Le contraire du torero sec n'est pas le torero mouillé. Le contraire du torero sec, c'est le torero qui zigzague entre les passes comme Morante de la Puebla en ce moment. L'Espagne, qui en connaît un bout sur la sécheresse climatique, aime le sec, les caractères. C'est ce sec qu'elle entend résonner dans le mot «casta», si dangereux à manipuler dans certains domaines, si précis en tauromachie où il se joue à quelques millimètres. Le courage sec sait se mettre à la portée de la violence des toros et la vaincre par le stoïcisme, par le «je ne reculerai pas d'un pouce, je n'emploierai pas de faux-fuyant, je serai obstiné et pur». La «casta.»
José Tomás, impavide et le visage blanc comme une fleur de cerisier et comme celui du samouraï doit l'être selon la tradition, est parti offrir ses fémorales et son existence à deux toros mansos et fuyards, les Puerto de San Lorenzo qui ne le méritaient pas.

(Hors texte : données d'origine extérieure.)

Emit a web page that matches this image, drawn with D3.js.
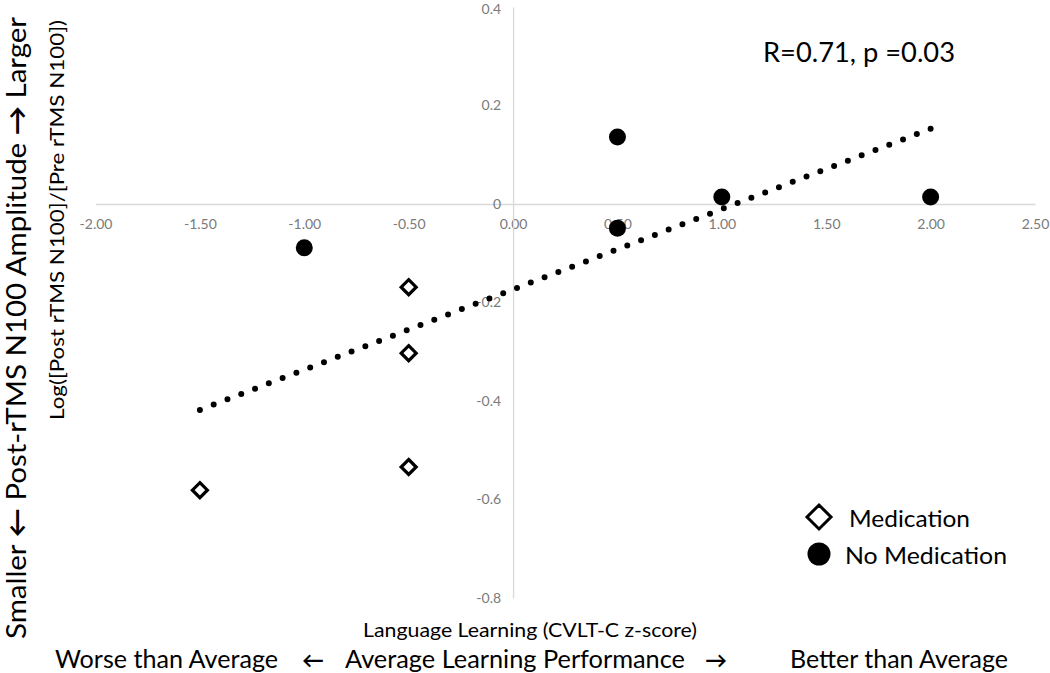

Sauf que, pour les inciter à attaquer, il fallait rester sans cesse dans leur collimateur. Devant Billetisto, le premier toro de la corrida qui a pourtant freiné des quatre fers dans la cape de Caballero, il avait mis d'emblée les choses en perspective en faisant dans le refuge du toro un quite de quatre gaoneras glacées qui signifiaient je ne suis pas venu là pour rigoler et d'ailleurs ici je ne rigole jamais. Cantinero, son premier toro, brindé au guitariste Vicente Amigo, avec cette phrase «la vérité nous unit», n'a qu'une envie : filer dare-dare à la barrière. Sa dangereuse couardise met en débandade la cuadrilla de Tomás qui commence sa faena par des statuaires près de la barrière, terrain où Cantinero se défend. Puis il l'amène au centre pour lui changer les idées mais Cantinero l'attrape violemment sur une naturelle avant de fuir. Tomás, en se croisant beaucoup, lui arrache quelques passes isolées. Cantinero finit sa vie de manso collé aux planches. Tomás le tue d'une estocade. Bronca au toro, ovations au torero qui salue. 
Velosico, 600 kilos, n'a guère plus de qualité. Il a des velléités de fuite. Il donne de violents coups de tête. 
La «folie» de Tomás est dans sa croyance absolue en la vérité efficace de sa sincérité taurine. Il attaque bille en tête sans chercher à corriger la brusquerie de Velosico avec des passes de châtiment. Il prend d'emblée la gauche et, à la deuxième naturelle, Velosico lui saute au visage. La faena est longue, intense et dramatique. Tomás échappe de peu à la cornade et on pense, quand le président sonne le premier avis, qu'il ne se passera rien de plus que ce débat heurté entre un torero d'un courage inhumain et un toro manso et brusque. Non. Une seconde faena commence. L'héroïque ténacité de Tomás a finalement joué. Il donne maintenant à Velosico deux séries de naturelles templées qui dressent les gradins. Il se profile pour tuer bien droit, rate l'estocade. Six fois il ratera l'estocade, six fois le public continuera à l'applaudir. L'ovation de Las Ventas le forcera à saluer.